A relic of city life at the turn of the century, the tickets “add more local connection to the Titanic,” said museum CEO Leslie Lewis, who gingerly handled the tickets through their protective cover and cotton gloves.

“Who lives in Toronto and hasn’t handled a TTC ticket? These are very similar.”

The tickets survived nearly intact thanks to the leather wallet encasing them, Lewis said. Tannins used to treat the leather helped repel water.

At the time, the tickets cost about five cents, but their current value hasn’t been appraised, Lewis said.

According to local historian Mike Filey, the objects aren’t worth much to the average person.
But to a collector?

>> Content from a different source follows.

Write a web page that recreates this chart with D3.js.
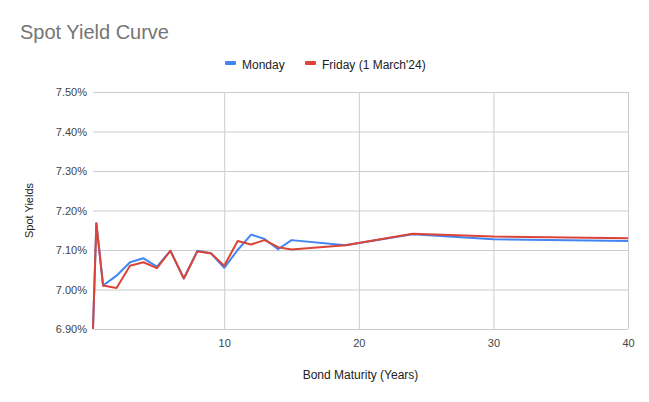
<!DOCTYPE html>
<html>
<head>
<meta charset="utf-8">
<script src="https://cdn.jsdelivr.net/npm/d3@7"></script>
<style>
  body { margin: 0; background: #fff; }
  svg { font-family: Arial, "Liberation Sans", sans-serif; }
</style>
</head>
<body>
<div id="chart"></div>
<script>
// Maturities in years
const maturities = [0.25, 0.5, 1, 2, 3, 4, 5, 6, 7, 8, 9, 10, 11, 12, 13, 14, 15, 19, 24, 30, 40];
// Spot yields (%)
const mondayYields = [6.90, 7.168, 7.010, 7.035, 7.069, 7.079, 7.058, 7.098, 7.028, 7.098, 7.092, 7.055, 7.100, 7.139, 7.128, 7.102, 7.125, 7.112, 7.140, 7.127, 7.123];
const fridayYields = [6.90, 7.168, 7.010, 7.004, 7.060, 7.069, 7.054, 7.098, 7.028, 7.096, 7.092, 7.060, 7.123, 7.114, 7.125, 7.107, 7.101, 7.112, 7.141, 7.134, 7.130];
const yTicks = [6.9, 7.0, 7.1, 7.2, 7.3, 7.4, 7.5];
const xTicks = [10, 20, 30, 40];
const seriesNames = ['Monday', "Friday (1 March'24)"];
const seriesColors = ['#4285f4', '#db4437'];

const W = 649, H = 402;
const margin = { top: 92, right: 21, bottom: 73, left: 93 };
const width = W - margin.left - margin.right;
const height = H - margin.top - margin.bottom;

const svg = d3.select('#chart').append('svg')
  .attr('width', W).attr('height', H);

svg.append('text')
  .attr('x', 20).attr('y', 39)
  .style('font-size', '20px').style('fill', '#757575')
  .text('Spot Yield Curve');

const g = svg.append('g').attr('transform', `translate(${margin.left},${margin.top})`);

const x = d3.scaleLinear().domain([0.25, 40]).range([0, width]);
const y = d3.scaleLinear().domain([6.9, 7.5]).range([height, 0]);

// Grid + y labels
g.append('g')
  .call(d3.axisLeft(y).tickValues(yTicks).tickSize(-width).tickFormat(d => d.toFixed(2) + '%'))
  .call(a => a.select('.domain').remove())
  .call(a => a.selectAll('.tick line').attr('stroke', '#cccccc'))
  .call(a => a.selectAll('.tick text').attr('x', -6).style('font-size', '11px').style('fill', '#444'));

g.append('g')
  .attr('transform', `translate(0,${height})`)
  .call(d3.axisBottom(x).tickValues(xTicks).tickSize(-height).tickPadding(10))
  .call(a => a.select('.domain').remove())
  .call(a => a.selectAll('.tick line').attr('stroke', '#cccccc'))
  .call(a => a.selectAll('.tick text').style('font-size', '11px').style('fill', '#444'));

// Axis titles
svg.append('text')
  .attr('text-anchor', 'middle')
  .attr('x', margin.left + width / 2).attr('y', 379)
  .style('font-size', '12px').style('fill', '#222')
  .text('Bond Maturity (Years)');

svg.append('text')
  .attr('text-anchor', 'middle')
  .attr('transform', `translate(33,${margin.top + height / 2}) rotate(-90)`)
  .style('font-size', '11px').style('fill', '#222')
  .text('Spot Yields');

// Lines
const line = d3.line().x((d, i) => x(maturities[i])).y(d => y(d));
[mondayYields, fridayYields].forEach((vals, k) => {
  g.append('path')
    .datum(vals)
    .attr('fill', 'none')
    .attr('stroke', seriesColors[k])
    .attr('stroke-width', 2)
    .attr('stroke-linejoin', 'round')
    .attr('d', line);
});

// Legend
const legend = svg.append('g').attr('transform', 'translate(225,65)');
const legendX = [0, 80];
seriesNames.forEach((name, k) => {
  const item = legend.append('g').attr('transform', `translate(${legendX[k]},0)`);
  item.append('rect').attr('x', 0).attr('y', -4).attr('width', 11).attr('height', 4).attr('rx', 1)
    .attr('fill', seriesColors[k]);
  item.append('text').attr('x', 17).attr('y', 0).attr('dy', '0.32em')
    .style('font-size', '12px').style('fill', '#222')
    .text(name);
});
</script>
</body>
</html>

Priceless, he said, adding that postcards from the Titanic have sold for thousands of dollars.

The tickets reportedly belonged to Peuchen, then 52, the only Torontonian to ride the Titanic first-class, at $4,500.

When the ship struck the iceberg on April 14, 1912, Peuchen, a skilled yachtsman, volunteered to man one of the lifeboats bearing women and children.

He was rescued by another ship, The Carpathia, along with some 700 survivors from 13 lifeboats. The remaining 1,500 passengers died.

But Peuchen’s survival led to his undoing: forever marked as a coward by his peers, he left the city and eventually lost his wealth.

He died on Dec. 7, 1929, at the age of 70.

“Today, he’d be a hero, but in those days, if you survived when all those women and children died, you were a coward,” Filey said.